■ Aim of the exercise
Give again exactly the lines that run from the start of the records to the line holding "ax.set_facecolor('#F0F0F0')", both ends counted. Do not include the pictures.

## BEGIN Records

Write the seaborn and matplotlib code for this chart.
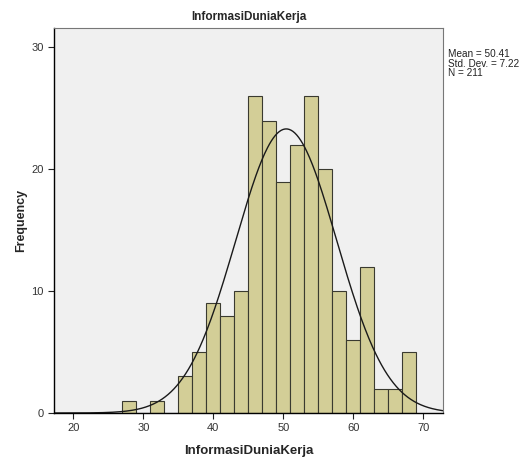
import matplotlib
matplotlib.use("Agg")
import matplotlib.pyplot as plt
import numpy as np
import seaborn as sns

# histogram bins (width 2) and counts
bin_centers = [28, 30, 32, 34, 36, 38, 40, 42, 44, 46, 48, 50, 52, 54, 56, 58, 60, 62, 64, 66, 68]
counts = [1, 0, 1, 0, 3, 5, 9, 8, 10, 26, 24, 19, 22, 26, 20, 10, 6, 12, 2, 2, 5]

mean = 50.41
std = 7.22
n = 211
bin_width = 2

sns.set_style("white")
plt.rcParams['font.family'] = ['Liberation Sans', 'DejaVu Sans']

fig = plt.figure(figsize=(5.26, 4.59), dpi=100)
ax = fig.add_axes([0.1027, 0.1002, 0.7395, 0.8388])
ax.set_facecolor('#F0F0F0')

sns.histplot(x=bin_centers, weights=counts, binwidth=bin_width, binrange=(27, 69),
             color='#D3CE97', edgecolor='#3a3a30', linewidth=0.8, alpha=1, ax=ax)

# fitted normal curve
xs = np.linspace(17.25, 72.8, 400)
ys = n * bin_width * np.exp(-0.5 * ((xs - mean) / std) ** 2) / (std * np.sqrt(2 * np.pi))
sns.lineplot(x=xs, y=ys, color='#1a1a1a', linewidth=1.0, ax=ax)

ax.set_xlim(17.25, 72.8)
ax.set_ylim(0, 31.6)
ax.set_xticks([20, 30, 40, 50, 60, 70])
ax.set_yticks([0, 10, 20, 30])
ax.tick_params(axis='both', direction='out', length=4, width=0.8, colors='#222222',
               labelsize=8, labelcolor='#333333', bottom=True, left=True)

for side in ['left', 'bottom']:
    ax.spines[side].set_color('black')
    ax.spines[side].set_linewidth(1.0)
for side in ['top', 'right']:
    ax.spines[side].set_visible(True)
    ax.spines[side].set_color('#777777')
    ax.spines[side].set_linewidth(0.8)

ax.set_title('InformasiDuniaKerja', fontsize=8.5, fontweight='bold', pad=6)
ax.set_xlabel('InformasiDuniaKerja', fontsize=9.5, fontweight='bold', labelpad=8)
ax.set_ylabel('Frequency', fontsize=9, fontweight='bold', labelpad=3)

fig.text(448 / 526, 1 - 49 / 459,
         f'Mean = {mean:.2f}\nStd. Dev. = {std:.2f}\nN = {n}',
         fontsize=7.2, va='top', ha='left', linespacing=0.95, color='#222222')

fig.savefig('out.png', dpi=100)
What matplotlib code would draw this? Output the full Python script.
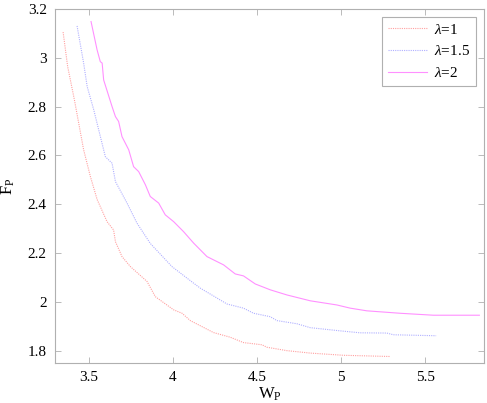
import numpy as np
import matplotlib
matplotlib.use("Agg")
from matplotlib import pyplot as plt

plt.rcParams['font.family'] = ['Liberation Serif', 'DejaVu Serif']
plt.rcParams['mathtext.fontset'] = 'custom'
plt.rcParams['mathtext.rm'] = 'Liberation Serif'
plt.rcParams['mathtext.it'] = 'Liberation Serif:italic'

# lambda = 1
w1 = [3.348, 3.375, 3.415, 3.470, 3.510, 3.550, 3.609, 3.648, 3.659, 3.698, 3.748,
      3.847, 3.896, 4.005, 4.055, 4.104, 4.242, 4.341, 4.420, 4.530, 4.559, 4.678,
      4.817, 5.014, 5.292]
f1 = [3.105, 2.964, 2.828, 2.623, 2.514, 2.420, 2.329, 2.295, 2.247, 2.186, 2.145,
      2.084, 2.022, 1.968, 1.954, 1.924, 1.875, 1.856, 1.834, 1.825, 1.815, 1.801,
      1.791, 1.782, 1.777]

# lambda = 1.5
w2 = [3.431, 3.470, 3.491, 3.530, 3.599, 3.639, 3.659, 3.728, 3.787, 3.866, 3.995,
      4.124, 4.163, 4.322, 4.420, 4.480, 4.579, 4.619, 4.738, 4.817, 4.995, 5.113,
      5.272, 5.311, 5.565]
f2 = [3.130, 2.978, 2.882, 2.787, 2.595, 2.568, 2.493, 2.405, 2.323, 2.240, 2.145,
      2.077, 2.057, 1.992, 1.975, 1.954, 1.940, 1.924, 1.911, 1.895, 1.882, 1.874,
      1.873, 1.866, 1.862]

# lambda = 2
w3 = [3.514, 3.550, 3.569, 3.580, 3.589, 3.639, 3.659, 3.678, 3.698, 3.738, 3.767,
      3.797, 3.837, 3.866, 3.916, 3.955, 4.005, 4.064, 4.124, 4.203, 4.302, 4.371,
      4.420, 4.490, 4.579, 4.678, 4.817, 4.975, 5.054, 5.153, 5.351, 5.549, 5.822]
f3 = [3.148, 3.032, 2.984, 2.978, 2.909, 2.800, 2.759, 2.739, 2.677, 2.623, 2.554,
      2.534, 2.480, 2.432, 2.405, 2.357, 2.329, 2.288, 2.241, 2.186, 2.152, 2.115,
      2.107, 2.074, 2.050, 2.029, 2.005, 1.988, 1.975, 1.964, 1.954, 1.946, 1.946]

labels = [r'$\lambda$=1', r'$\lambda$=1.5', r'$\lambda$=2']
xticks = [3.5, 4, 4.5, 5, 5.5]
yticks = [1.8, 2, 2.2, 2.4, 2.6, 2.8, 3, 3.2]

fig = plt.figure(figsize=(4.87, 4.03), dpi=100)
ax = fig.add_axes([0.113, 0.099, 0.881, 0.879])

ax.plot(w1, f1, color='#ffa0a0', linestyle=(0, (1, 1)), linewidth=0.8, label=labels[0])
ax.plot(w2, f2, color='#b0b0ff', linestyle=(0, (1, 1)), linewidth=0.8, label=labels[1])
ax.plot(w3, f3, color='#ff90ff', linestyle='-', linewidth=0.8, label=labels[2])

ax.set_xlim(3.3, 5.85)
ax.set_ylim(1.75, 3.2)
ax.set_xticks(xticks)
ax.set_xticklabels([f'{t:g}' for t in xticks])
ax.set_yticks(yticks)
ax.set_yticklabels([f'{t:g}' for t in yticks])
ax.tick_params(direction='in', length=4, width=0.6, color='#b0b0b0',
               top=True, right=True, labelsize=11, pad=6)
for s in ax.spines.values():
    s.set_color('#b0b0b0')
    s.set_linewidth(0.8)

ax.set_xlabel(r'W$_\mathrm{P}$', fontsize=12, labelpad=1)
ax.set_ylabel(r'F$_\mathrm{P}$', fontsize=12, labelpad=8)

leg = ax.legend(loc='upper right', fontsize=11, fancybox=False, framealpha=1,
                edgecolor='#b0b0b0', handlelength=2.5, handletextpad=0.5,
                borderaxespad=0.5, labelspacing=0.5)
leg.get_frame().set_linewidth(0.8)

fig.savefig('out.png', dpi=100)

## END Records

■ Exercise result
Write the seaborn and matplotlib code for this chart.
import matplotlib
matplotlib.use("Agg")
import matplotlib.pyplot as plt
import numpy as np
import seaborn as sns

# histogram bins (width 2) and counts
bin_centers = [28, 30, 32, 34, 36, 38, 40, 42, 44, 46, 48, 50, 52, 54, 56, 58, 60, 62, 64, 66, 68]
counts = [1, 0, 1, 0, 3, 5, 9, 8, 10, 26, 24, 19, 22, 26, 20, 10, 6, 12, 2, 2, 5]

mean = 50.41
std = 7.22
n = 211
bin_width = 2

sns.set_style("white")
plt.rcParams['font.family'] = ['Liberation Sans', 'DejaVu Sans']

fig = plt.figure(figsize=(5.26, 4.59), dpi=100)
ax = fig.add_axes([0.1027, 0.1002, 0.7395, 0.8388])
ax.set_facecolor('#F0F0F0')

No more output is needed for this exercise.